Speaking of glucometers, do you have any idea how expensive they are? They are FREE. Great, right?! Let me tell you WHY the damn things are free. Because they charge you a FORTUNE for the stupid strips that go in them. Holy Cow. $50 for 50 strips is about the base. The free meter I received first (I've ordered every single one I could find so I can figure out which one works best for me) is the Breeze 2. It's way cool. It spits out a strip off of a disc, you don't even have to load one! Tiny amount of blood needed (not that it matters so far, as I bleed like a pig every time I get stuck). Works in 5 seconds. The strips are $67 for 50. O.H.S. again. But, the good news is, it comes with a free lancet, too. One that hides the pointy part. I just push the button and it does the rest. I still have to do a few deep breathing exercises, but I can finally stick myself.
So, where does all this leave me? Today is March 14th. I have been a Diabetic (officially) for 11 days. I have lost 17 pounds. My blood sugar has dropped to the 150s for the most part (up to 174, down to 133, but mostly in the 150s). I own 3 cookbooks, a reference book, a glucometer. I have 3 more glucometers on order.

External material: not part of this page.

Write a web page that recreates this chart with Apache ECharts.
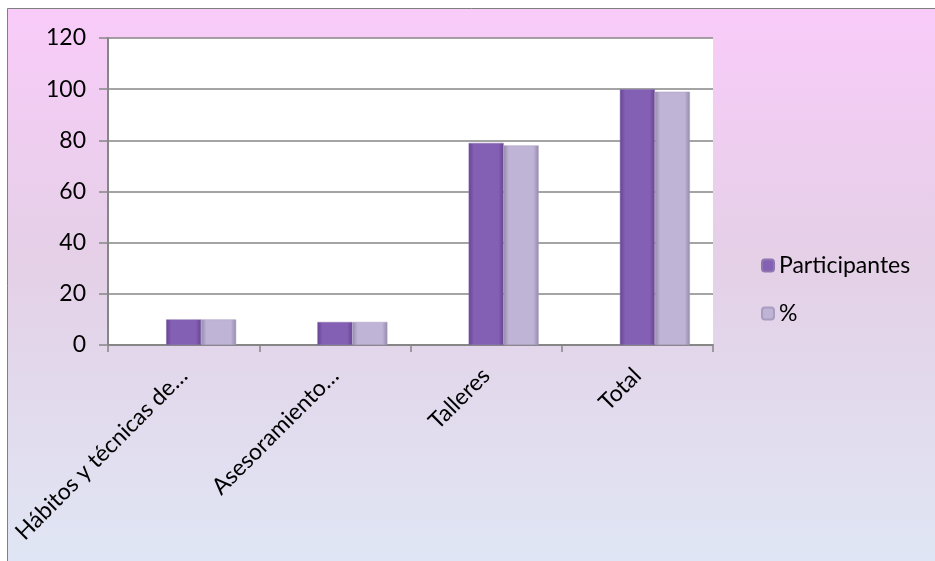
<!DOCTYPE html>
<html>
<head>
<meta charset="utf-8">
<script src="https://cdn.jsdelivr.net/npm/echarts@6/dist/echarts.min.js"></script>
<style>
html,body{margin:0;padding:0;background:#fff;}
#c{width:935px;height:561px;}
</style>
</head>
<body>
<div id="c"></div>
<script>
var categories = ['Hábitos y técnicas de…', 'Asesoramiento…', 'Talleres', 'Total'];
var participantes = [10, 9, 79, 100];
var porcentaje = [10, 9, 78, 99];
var yTicks = [0, 20, 40, 60, 80, 100, 120];
var spacer = [null, null, null, null];

var FONT = 'Lato, "Open Sans", sans-serif';
var chart = echarts.init(document.getElementById('c'));

function hGrad(edge, mid) {
  return new echarts.graphic.LinearGradient(0, 0, 1, 0, [
    {offset: 0, color: edge},
    {offset: 0.15, color: mid},
    {offset: 0.85, color: mid},
    {offset: 1, color: edge}
  ]);
}

chart.setOption({
  animation: false,
  graphic: [{
    type: 'rect', z: -10, silent: true,
    shape: {x: 7.5, y: 8.5, width: 940, height: 570},
    style: {
      fill: new echarts.graphic.LinearGradient(0, 0, 0, 1, [
        {offset: 0, color: '#f9cbf9'},
        {offset: 0.45, color: '#e4d0e7'},
        {offset: 1, color: '#dfe7f5'}
      ]),
      stroke: '#7f7f7f', lineWidth: 1
    }
  }],
  grid: {left: 108, right: 222, top: 38, bottom: 216, show: true, backgroundColor: '#ffffff', borderWidth: 0},
  legend: {
    orient: 'vertical', left: 756, top: 249, itemGap: 25,
    itemWidth: 12, itemHeight: 12,
    data: ['Participantes', '%'],
    textStyle: {fontFamily: FONT, fontSize: 23, color: '#000'}
  },
  xAxis: {
    type: 'category', data: categories,
    axisLine: {lineStyle: {color: '#868686', width: 2}},
    axisTick: {show: true, length: 7, lineStyle: {color: '#868686', width: 1.5}},
    axisLabel: {rotate: 45, margin: 27, fontFamily: FONT, fontSize: 23, color: '#000', interval: 0}
  },
  yAxis: {
    type: 'value', min: 0, max: 120, interval: 20,
    axisLine: {show: true, lineStyle: {color: '#868686', width: 2}},
    axisTick: {show: true, length: 9, lineStyle: {color: '#868686', width: 1.5}},
    splitLine: {lineStyle: {color: '#868686', width: 1.5}},
    axisLabel: {margin: 22, fontFamily: FONT, fontSize: 23, color: '#000',
      formatter: function (v) { return yTicks.indexOf(v) >= 0 ? String(v) : ''; }}
  },
  series: [
    {name: 'spacer', type: 'bar', data: spacer, barWidth: 35, barGap: '0%', itemStyle: {color: 'transparent'}, silent: true},
    {name: 'Participantes', type: 'bar', data: participantes, barWidth: 35, barGap: '0%',
      itemStyle: {color: hGrad('#664390', '#8360b4'), borderColor: '#8d75b0', borderWidth: 0.5}},
    {name: '%', type: 'bar', data: porcentaje, barWidth: 35, barGap: '0%',
      itemStyle: {color: hGrad('#948aab', '#c0b4d6'), borderColor: '#a89cbf', borderWidth: 0.5}}
  ]
});
</script>
</body>
</html>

I have ordered a med alert bracelet. I have a prescription for glucophage (that's a blog for another day... great medication with one really bad side effect) and am taking it like clockwork. I am walking beyond what is necessary for point A to point B. I stick my own fingers. I have announced my disease and my need for support to the universe.
And, now, I have a blog.
Wish me luck. I have to go and walk.
Love,
Emily
PS The name of this blog is a play on my having too much sugar in my blood. So, I am too sweet. I joked to Chad that if you drank my blood it would probably taste like Maple syrup given the amount of sugar in there.